5.3
Elektrische aansluiting:
BELANGRIJK: Verplichte aarding.
Er wordt aangeraden om de installatie te beveiligen met een zekering en
differentieelschakelaar.
Uw elektriciteitsinstallatie die stroom levert aan de machine moet zoals hieronder aangegeven
worden beveiligd:
- Noord-Amerika: Beveiliging 15 A
- Rest van de wereld: Beveiliging 16 A
Machines die uitgerust zijn met een regelaar moetenworden aangesloten op een aftakdoos op een
lijn die uitgerust is met een differentieelschakelaar van 300 mA.
Opmerking: Elk probleem dat te wijten is aan een andere soort aansluiting wordt niet gedekt door de
garantie.
Voordat u uw machine op het net aansluit en om een storing van de motor bij het onder spanning
zetten te vermijden, is het belangrijk dat u controleert of het elektriciteitsnet overeenstemt met de
eigenschappen van de machine (zie het identificatieplaatje).

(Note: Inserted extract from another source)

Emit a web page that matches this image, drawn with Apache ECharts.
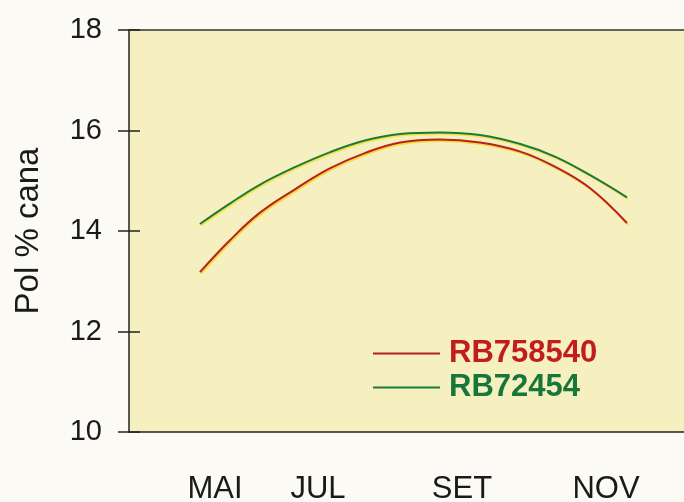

Dit apparaat is conform de machinerichtlijnen 2006/42, 2006/95, 2004/108 en draagt de CE-
markering die hiervan getuigt.
Houd rekening met de veiligheidspictogrammen op de machine:
Pictogram dat wijst op gevaar voor elektrocutie. Trek de machine vóór elke
interventie uit het stopcontact. Dat vindt u aan de achterkant van de machine in
de buurt van het netsnoer en binnenin de machine op de schakelkast (fig.7, n°25).
U vindt het elektrische schema van de machine op de achterkant van de deur van
de schakelkast (fig.7, n°26).
5.4
Inbedrijfstelling:
Zorg er vóór de inbedrijfstelling voor dat er zich geen enkel storend voorwerp bevindt op de
bewegende onderdelen van de machine.
Controleer of het oliecontrolelampje op het bedieningspaneel brandt. Als dat het geval is, vul
dan 5 l olie bij via de olievuldop (als het oliepeil op het minimum staat wanneer de machine niet
werkt).
De machine is uitgerust met een regelaar. Het is dus niet nodig om de rotatiezin van de
verschillende functionele onderdelen na te gaan. Wanneer de machine is ingeschakeld, is
ze gebruiksklaar.
Raadpleeg het hoofdstuk "Gebruik" voor informatie over het gebruik van de machine.